L’aspiration au bien-être
Décidément, Emmanuel Kant n’est pas si lointain que cela. Ces bouleversements de l’histoire ne prouvent pas que le philosophe se soit trompé. Au contraire, ils sont la démonstration que la déraison, celle d’un Hitler, d’un Staline ou d’un Poutine actuellement, n’aboutit qu’à la ruine et la destruction. Seul l’effort de la raison qui amène au compromis et sait prendre en compte les intérêts multiples peut nous conduire à un ordre pacifique universel et produire du bien-être. Et c’est bien à cela qu’aspirent les peuples, aujourd’hui comme il y a trois cents ans. Monsieur Poutine serait d’ailleurs bien inspiré de relire le grand philosophe qu’il admire, puisqu’en 2001 il avait voulu tenir son discours au Bundestag en allemand « dans la langue de Kant ». (2)
Discussions chez Kant
Éloignement dans le temps, éloignement géographique… en fait Kant est toujours présent. Et cela même, sur un autre thème, plus inattendu, celui de la rigueur de la pensée. Tous les jours jusqu’à son grand âge, Kant donnait des cours, discutait avec ses étudiants, recevait du monde. Kant était certes sédentaire mais cosmopolite : « Rien de ce qui était digne d’être connu ne lui était indifférent ; aucune cabale, aucune secte, aucun avantage, aucune ambition de nom n’avait jamais eu pour lui le moindre attrait contre l’élargissement et l’éclaircissement de la vérité », déclarait le philosophe, poète et théologien Johann Gottfried Herder qui avait été son étudiant. Il avait développé un principe, un impératif catégorique qu’il donnait en devise à ses étudiants : « Agis comme si la maxime de ton action devait être érigée par ta volonté en loi universelle de la nature. » Le mensonge était jugé immoral, car contraire à la raison.
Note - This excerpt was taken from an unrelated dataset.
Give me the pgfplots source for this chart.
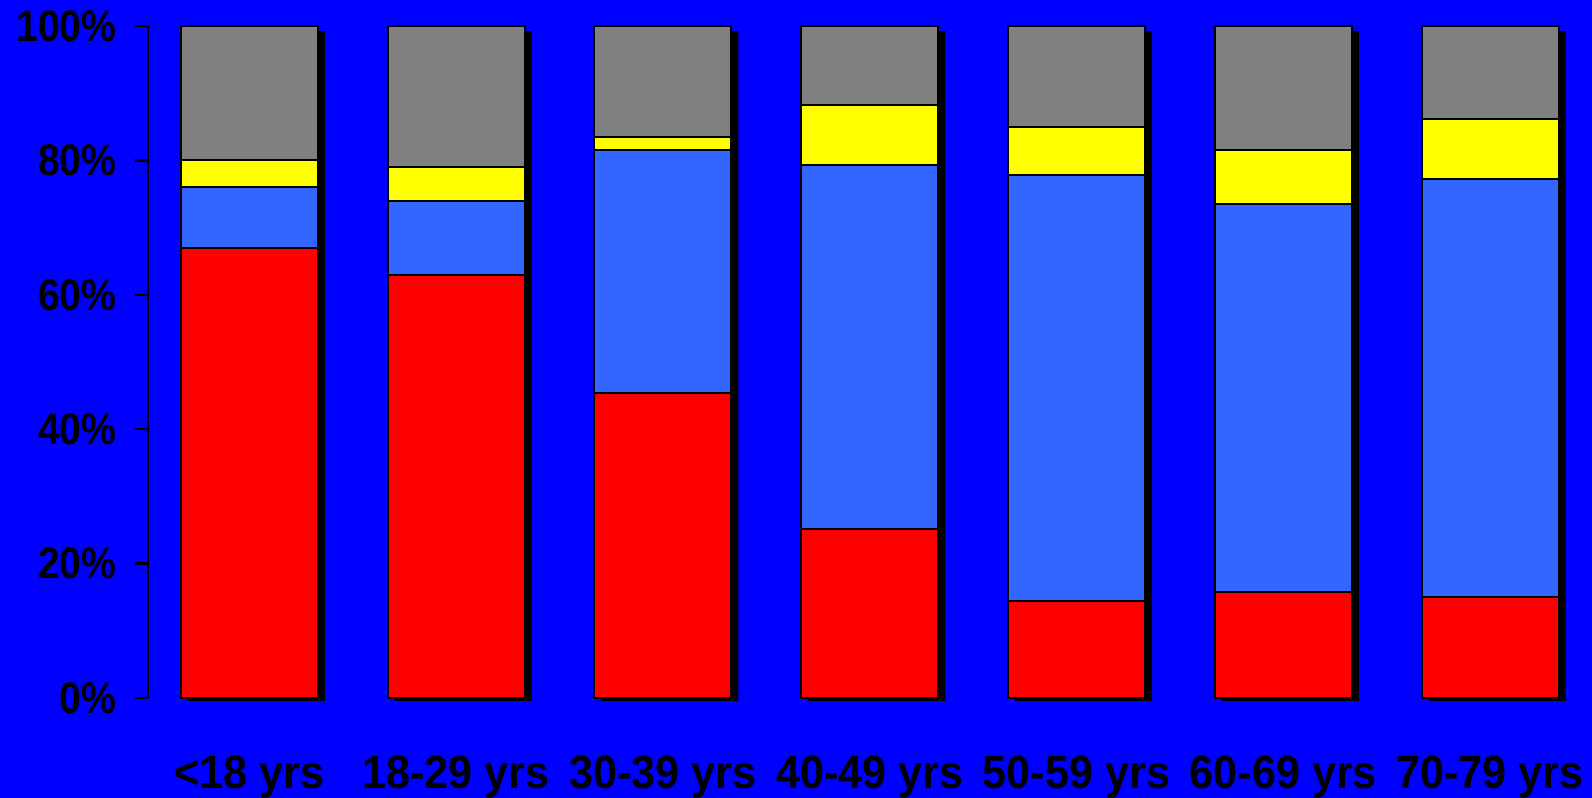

Que dirait-il à l’époque des fake news et de la contre-vérité, érigée sans gêne en programme politique ? La raison pratique, basée sur la liberté individuelle, comme le recommandait Kant, est à l’opposé des narratifs complotistes et de haine qui ont cours à notre époque. « Ose penser par toi-même » en latin sapere Aude, prônait aussi le philosophe, une formule célèbre, la devise de l’Aufklärung (les Lumières allemandes). Certes, Königsberg a été engloutie par l’histoire, Kaliningrad est une parodie militaire, mais l’esprit de Kant lui est toujours actuel.
(1) Citédans un éditorial de l’hebdomadaire die Zeit 4 janvier 2024 intitulé Wir dürfen der Versuchung des Pessimismus nicht nachgeben. (Nous ne devons pas céder à la tentation du pessimisme)
(2) Cité dans un article du Zeit du 4 Janvier 2024 consacré à Kant.